● **Stated goal**
Check the listing below for lines that hold "this". How many are there? Please give only the number.

---------- Dataset extract ----------

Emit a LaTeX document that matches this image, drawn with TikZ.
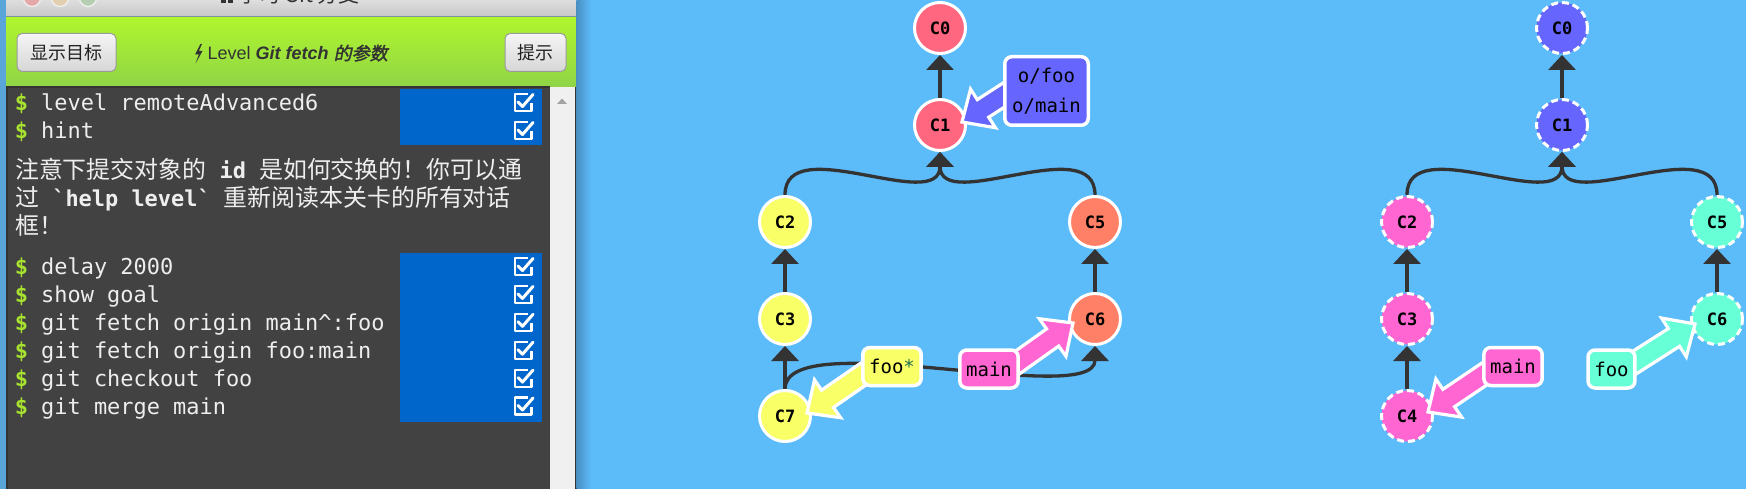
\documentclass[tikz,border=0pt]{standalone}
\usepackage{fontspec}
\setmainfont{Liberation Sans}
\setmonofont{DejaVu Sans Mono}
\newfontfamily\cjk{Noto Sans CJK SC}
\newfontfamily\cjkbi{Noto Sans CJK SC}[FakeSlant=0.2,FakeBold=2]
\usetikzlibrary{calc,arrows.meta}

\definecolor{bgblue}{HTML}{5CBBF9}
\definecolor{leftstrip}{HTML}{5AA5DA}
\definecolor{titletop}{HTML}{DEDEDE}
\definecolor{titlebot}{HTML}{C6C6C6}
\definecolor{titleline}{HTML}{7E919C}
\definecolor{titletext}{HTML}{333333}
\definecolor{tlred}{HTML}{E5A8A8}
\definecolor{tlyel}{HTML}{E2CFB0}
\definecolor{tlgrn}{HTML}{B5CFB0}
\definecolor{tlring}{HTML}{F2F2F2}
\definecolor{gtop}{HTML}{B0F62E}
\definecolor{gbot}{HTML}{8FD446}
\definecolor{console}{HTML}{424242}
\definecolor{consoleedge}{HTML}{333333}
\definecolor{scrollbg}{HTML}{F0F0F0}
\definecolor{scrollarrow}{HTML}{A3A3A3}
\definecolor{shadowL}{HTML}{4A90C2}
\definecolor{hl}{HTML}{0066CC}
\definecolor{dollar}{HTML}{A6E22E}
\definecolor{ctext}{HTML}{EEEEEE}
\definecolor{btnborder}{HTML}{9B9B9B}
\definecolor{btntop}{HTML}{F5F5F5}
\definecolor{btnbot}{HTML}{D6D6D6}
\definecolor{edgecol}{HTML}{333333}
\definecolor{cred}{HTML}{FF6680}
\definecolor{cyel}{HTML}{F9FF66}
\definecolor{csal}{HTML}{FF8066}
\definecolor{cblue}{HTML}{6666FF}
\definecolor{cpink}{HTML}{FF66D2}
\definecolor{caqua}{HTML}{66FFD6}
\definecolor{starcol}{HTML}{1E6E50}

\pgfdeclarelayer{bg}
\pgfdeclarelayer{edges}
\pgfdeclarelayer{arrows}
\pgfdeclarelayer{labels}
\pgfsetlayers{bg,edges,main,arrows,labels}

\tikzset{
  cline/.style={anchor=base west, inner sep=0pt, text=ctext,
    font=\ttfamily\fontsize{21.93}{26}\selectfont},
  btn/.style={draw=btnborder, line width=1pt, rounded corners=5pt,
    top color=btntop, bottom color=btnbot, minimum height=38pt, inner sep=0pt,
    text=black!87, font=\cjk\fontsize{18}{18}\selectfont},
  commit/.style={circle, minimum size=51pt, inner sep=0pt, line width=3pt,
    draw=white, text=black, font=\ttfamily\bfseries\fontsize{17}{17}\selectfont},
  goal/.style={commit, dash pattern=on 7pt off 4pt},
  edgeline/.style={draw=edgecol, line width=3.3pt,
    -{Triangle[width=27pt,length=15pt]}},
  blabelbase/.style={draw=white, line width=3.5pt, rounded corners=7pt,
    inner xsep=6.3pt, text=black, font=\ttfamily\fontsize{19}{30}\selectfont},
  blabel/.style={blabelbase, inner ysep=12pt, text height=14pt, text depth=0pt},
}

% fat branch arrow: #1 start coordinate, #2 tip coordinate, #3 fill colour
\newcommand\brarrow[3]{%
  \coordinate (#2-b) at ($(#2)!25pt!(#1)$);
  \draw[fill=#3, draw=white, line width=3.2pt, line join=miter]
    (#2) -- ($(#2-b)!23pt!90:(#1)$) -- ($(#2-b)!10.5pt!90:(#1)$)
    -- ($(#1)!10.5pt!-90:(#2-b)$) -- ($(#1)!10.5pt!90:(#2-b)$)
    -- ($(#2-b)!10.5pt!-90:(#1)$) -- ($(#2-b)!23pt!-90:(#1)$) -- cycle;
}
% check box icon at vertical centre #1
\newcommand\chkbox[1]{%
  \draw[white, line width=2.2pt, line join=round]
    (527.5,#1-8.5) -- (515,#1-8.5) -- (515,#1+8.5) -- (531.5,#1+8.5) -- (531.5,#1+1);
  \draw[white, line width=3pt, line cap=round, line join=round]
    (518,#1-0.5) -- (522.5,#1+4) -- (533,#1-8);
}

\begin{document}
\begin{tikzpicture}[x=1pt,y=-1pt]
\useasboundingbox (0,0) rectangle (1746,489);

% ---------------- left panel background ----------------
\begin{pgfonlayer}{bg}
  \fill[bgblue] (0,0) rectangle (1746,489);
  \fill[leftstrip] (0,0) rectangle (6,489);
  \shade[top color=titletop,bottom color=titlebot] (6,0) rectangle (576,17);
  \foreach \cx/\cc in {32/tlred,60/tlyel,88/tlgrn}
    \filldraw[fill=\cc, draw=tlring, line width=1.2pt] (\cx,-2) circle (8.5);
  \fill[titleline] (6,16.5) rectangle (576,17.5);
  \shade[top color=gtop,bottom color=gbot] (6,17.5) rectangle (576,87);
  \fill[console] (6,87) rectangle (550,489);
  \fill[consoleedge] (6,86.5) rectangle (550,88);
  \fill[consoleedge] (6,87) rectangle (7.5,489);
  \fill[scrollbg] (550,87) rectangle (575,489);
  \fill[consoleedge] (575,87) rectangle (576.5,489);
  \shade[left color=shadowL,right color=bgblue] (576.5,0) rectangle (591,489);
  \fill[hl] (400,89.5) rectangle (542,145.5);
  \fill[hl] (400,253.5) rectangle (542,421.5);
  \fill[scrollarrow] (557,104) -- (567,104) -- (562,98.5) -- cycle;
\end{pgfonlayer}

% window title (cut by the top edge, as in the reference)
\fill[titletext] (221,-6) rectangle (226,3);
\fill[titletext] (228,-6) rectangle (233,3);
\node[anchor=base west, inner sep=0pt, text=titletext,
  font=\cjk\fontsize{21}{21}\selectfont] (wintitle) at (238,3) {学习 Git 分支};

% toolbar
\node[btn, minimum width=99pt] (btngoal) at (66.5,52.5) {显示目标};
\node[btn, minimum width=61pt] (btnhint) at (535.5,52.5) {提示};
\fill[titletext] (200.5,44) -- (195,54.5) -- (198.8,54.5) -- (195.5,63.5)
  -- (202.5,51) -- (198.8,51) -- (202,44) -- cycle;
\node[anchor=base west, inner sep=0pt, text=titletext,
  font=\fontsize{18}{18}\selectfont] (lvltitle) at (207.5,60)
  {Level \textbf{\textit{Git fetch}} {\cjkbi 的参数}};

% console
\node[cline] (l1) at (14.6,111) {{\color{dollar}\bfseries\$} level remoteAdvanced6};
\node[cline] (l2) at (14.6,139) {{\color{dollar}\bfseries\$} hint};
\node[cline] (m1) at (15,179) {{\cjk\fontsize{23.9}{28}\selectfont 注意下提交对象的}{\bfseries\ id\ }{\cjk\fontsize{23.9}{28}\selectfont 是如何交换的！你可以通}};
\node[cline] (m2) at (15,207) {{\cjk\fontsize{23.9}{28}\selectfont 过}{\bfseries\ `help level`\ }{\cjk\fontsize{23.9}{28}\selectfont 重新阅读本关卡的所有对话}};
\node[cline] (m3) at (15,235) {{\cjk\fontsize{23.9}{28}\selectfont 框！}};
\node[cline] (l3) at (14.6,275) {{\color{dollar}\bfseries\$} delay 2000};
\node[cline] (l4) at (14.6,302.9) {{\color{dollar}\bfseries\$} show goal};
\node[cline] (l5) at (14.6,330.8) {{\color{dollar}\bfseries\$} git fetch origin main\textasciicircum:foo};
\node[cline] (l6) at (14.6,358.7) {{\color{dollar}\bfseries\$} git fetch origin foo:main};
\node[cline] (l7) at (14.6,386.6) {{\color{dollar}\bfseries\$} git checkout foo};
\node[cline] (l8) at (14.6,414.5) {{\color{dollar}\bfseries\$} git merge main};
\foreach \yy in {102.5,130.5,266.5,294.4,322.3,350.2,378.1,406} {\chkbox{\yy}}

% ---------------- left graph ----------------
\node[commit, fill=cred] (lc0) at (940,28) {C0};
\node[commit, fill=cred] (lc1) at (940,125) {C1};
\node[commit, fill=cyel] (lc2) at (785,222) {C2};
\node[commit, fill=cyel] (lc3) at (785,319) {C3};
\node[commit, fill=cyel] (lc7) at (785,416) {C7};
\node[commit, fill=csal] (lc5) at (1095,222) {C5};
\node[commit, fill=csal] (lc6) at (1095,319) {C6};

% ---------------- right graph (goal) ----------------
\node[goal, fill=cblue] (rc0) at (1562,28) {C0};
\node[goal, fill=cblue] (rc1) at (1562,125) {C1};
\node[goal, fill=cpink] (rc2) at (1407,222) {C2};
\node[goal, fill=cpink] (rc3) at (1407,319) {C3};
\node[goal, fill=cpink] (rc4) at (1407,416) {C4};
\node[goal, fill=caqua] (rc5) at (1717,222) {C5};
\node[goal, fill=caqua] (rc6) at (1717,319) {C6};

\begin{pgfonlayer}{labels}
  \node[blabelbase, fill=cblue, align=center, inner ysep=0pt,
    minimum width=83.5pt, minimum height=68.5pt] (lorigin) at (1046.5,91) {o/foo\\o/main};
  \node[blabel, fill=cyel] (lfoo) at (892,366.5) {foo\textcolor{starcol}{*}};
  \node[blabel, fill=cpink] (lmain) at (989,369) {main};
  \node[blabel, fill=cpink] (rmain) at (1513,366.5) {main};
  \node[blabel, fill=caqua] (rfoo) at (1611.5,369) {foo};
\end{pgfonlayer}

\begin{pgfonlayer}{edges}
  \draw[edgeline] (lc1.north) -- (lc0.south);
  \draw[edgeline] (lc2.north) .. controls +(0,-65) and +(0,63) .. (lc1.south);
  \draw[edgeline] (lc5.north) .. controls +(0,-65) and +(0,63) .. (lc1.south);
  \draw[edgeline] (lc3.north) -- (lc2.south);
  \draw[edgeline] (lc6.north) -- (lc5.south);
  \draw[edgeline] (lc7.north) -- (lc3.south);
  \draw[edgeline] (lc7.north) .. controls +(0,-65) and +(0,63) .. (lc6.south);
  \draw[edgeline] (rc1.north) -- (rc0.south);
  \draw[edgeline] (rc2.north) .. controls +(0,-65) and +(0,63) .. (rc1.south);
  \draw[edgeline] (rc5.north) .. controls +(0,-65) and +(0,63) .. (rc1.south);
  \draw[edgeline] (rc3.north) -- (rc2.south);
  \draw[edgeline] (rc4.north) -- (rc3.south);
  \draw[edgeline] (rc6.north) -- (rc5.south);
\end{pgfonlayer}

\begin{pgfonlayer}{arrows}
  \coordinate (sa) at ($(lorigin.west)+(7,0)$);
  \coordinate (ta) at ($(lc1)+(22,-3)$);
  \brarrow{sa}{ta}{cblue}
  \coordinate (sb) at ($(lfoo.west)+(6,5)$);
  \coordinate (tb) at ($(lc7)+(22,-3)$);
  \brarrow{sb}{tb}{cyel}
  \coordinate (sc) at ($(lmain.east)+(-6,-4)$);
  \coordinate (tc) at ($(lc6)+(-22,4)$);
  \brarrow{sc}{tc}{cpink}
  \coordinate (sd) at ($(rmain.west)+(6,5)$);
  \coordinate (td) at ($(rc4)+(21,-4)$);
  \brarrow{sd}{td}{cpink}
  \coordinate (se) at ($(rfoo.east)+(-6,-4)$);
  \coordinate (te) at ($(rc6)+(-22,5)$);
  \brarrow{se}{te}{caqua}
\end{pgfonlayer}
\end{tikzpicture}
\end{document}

----------
---------- Dataset extract ----------

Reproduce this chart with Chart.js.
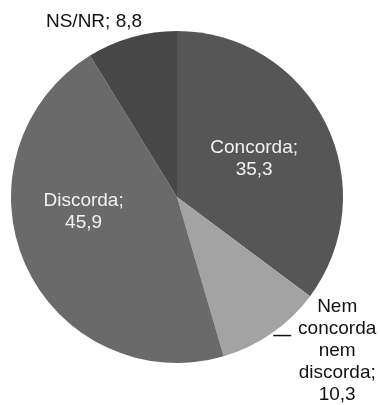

----------
---------- Dataset extract ----------

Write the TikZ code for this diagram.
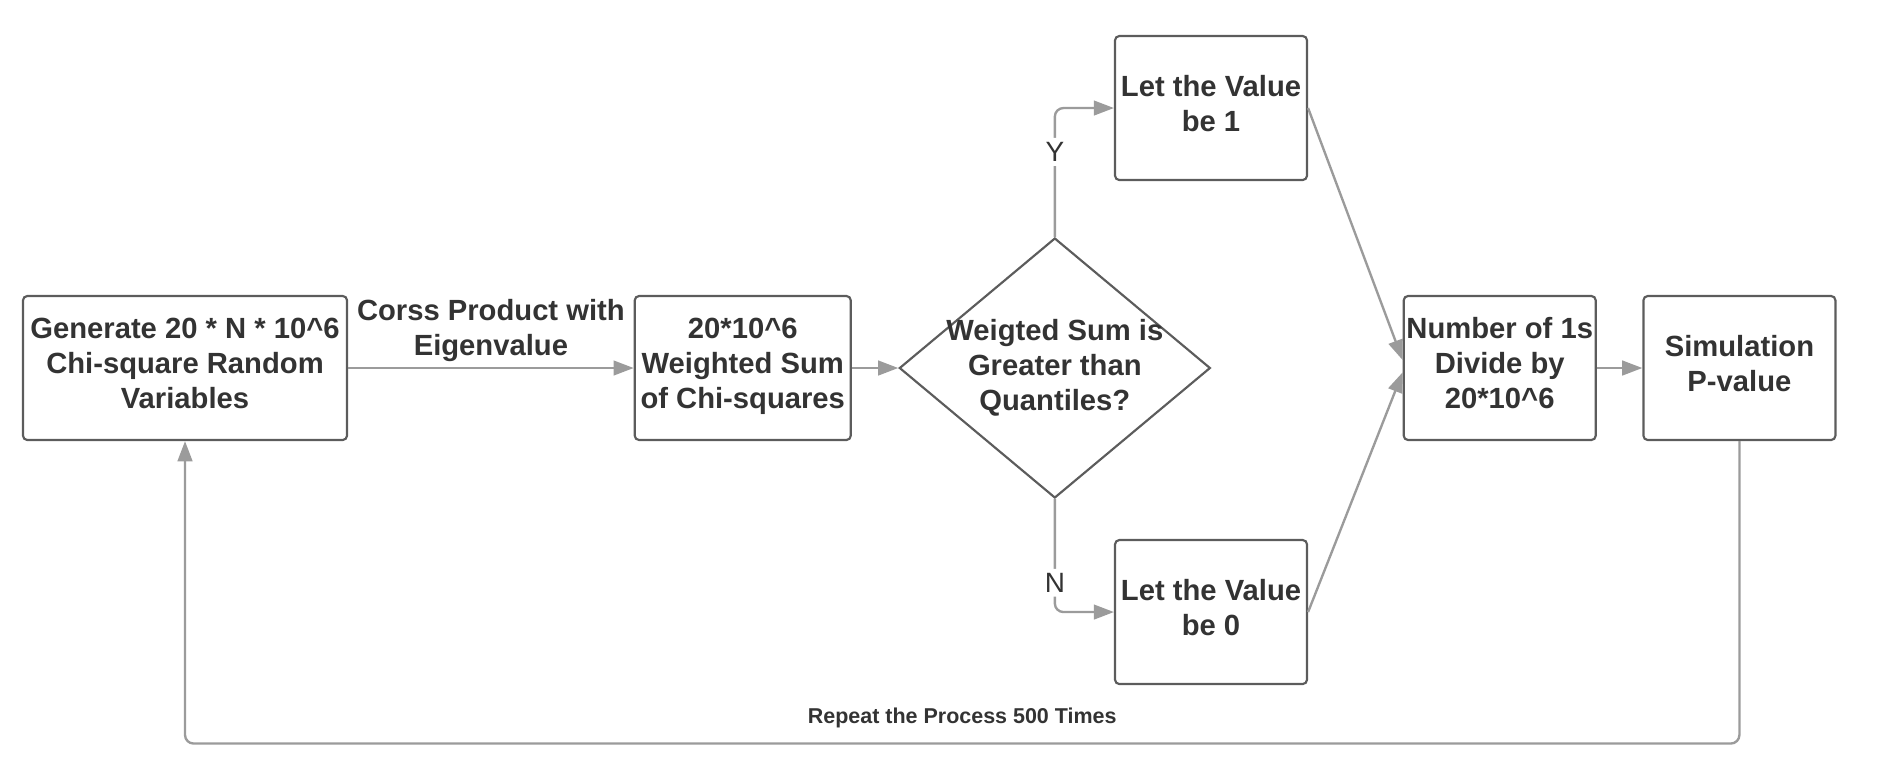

----------

● **Output of the exercise**
3